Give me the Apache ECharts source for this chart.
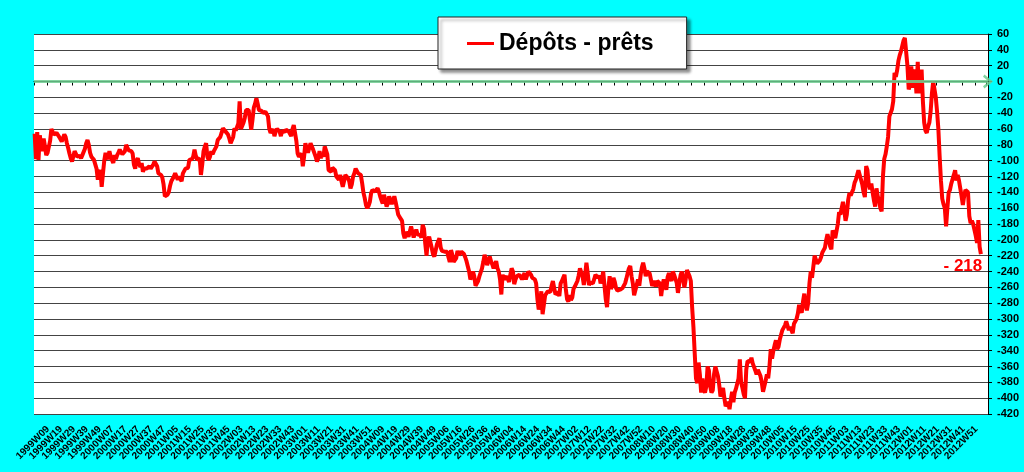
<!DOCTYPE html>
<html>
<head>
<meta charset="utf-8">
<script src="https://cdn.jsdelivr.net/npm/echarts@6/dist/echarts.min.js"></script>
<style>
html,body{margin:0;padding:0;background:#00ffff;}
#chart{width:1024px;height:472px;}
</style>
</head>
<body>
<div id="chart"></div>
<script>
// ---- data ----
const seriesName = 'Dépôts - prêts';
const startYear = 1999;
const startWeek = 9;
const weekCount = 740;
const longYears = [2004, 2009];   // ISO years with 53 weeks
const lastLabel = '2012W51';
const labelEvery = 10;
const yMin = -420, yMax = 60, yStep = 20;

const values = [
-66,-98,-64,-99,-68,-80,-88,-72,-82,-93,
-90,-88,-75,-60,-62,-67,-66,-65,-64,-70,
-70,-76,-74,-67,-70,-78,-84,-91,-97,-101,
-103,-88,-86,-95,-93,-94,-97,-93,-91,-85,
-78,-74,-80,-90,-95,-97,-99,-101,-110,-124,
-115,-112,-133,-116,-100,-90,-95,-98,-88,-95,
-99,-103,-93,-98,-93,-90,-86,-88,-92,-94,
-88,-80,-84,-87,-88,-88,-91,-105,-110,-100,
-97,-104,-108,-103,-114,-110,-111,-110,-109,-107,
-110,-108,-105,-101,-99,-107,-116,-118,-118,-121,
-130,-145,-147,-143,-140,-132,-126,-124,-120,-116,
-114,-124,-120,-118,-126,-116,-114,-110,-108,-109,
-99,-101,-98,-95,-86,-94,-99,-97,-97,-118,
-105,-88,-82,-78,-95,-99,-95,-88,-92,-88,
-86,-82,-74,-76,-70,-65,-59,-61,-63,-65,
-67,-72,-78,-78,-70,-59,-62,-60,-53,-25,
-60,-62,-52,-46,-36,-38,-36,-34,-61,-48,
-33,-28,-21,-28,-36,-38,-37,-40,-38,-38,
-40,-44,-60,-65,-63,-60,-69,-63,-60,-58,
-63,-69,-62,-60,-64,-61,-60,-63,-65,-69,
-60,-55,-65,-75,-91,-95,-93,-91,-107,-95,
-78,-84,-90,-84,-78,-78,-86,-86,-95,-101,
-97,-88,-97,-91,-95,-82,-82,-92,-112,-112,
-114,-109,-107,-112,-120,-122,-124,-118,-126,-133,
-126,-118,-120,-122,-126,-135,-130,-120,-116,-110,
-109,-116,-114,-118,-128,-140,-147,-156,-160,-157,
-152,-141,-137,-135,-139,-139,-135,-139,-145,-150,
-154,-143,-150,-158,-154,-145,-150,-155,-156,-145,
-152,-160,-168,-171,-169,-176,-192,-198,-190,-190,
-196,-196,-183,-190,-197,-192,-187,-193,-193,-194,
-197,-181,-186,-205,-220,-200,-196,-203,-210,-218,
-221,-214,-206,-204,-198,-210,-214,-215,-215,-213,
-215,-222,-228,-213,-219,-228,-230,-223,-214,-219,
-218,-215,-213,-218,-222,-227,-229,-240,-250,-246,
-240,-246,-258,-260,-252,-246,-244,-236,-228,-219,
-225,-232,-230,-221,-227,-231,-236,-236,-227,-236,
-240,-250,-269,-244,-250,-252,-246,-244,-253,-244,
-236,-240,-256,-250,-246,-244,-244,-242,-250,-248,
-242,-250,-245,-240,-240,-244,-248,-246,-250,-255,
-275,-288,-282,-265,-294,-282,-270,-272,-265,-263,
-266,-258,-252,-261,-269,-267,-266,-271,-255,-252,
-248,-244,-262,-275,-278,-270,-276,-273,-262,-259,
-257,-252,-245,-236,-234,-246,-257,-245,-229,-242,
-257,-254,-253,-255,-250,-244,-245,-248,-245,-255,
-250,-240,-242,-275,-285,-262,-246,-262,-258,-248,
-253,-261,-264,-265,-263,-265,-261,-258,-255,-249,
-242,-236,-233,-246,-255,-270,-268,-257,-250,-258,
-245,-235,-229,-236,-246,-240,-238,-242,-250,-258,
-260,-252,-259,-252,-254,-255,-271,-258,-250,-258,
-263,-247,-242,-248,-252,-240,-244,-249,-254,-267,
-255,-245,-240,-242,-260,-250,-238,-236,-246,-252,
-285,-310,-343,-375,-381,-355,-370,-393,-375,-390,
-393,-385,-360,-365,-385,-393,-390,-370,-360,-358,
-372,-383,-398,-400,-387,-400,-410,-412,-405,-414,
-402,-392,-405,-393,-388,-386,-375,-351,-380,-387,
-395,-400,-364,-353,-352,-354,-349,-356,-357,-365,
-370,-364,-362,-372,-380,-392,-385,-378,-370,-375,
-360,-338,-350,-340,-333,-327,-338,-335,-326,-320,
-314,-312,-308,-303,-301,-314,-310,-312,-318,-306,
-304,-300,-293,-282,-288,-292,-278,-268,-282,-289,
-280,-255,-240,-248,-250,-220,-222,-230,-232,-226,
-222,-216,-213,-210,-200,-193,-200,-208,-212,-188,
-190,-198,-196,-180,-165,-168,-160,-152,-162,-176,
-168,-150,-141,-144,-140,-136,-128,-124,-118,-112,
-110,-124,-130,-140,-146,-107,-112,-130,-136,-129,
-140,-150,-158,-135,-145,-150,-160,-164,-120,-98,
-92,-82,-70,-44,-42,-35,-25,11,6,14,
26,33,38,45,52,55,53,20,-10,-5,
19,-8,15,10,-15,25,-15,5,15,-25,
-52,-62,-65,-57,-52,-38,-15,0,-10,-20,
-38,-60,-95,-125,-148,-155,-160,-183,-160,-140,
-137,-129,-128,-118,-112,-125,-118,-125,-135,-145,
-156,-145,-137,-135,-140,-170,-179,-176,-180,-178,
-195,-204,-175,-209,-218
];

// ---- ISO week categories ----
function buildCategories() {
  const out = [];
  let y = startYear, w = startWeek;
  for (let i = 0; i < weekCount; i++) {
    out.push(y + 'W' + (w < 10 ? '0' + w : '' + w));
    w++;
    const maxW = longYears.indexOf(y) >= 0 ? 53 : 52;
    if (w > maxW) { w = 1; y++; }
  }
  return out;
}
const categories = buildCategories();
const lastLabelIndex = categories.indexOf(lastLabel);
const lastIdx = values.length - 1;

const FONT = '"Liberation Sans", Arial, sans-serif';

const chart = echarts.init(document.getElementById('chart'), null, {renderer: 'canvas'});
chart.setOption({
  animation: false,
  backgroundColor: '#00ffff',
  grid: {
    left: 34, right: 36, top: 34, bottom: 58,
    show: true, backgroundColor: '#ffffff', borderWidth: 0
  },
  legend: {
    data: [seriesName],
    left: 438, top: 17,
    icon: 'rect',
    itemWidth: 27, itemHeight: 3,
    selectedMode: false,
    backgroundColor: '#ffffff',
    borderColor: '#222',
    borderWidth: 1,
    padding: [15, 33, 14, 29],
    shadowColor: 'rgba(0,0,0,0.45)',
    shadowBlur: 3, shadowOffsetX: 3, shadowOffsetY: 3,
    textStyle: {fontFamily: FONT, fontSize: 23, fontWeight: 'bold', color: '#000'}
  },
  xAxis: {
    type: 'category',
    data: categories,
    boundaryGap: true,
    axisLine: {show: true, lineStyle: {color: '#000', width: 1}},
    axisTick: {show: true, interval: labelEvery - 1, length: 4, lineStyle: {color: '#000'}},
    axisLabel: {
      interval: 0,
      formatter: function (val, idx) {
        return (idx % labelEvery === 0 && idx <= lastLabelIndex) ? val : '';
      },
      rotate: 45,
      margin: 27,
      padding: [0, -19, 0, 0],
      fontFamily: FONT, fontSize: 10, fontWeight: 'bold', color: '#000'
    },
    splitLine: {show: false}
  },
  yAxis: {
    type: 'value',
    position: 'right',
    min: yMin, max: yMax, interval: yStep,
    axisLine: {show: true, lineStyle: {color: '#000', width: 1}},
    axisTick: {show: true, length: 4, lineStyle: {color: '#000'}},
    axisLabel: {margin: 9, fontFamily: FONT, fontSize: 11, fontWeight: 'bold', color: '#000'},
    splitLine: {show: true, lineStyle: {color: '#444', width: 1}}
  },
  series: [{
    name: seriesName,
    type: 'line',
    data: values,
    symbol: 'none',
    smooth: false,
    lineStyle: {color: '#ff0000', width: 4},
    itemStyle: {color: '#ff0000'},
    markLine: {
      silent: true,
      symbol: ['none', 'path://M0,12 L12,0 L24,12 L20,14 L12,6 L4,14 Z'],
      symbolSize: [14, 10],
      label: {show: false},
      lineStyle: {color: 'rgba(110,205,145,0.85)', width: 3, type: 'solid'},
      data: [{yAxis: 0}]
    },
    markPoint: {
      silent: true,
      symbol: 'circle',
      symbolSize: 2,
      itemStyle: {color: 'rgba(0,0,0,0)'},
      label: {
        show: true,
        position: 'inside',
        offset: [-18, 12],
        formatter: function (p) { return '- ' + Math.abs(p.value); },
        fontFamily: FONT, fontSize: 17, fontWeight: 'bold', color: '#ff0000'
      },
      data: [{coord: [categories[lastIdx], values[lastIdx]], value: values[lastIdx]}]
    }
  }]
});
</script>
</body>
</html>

◆ Instructions to follow: Write out nothing but the lines from the start of the data through the line with "const yMin = -420, yMax = 60, yStep = 20;". Leave out the pictures.

◆ Solution to this task:
Give me the Apache ECharts source for this chart.
<!DOCTYPE html>
<html>
<head>
<meta charset="utf-8">
<script src="https://cdn.jsdelivr.net/npm/echarts@6/dist/echarts.min.js"></script>
<style>
html,body{margin:0;padding:0;background:#00ffff;}
#chart{width:1024px;height:472px;}
</style>
</head>
<body>
<div id="chart"></div>
<script>
// ---- data ----
const seriesName = 'Dépôts - prêts';
const startYear = 1999;
const startWeek = 9;
const weekCount = 740;
const longYears = [2004, 2009];   // ISO years with 53 weeks
const lastLabel = '2012W51';
const labelEvery = 10;
const yMin = -420, yMax = 60, yStep = 20;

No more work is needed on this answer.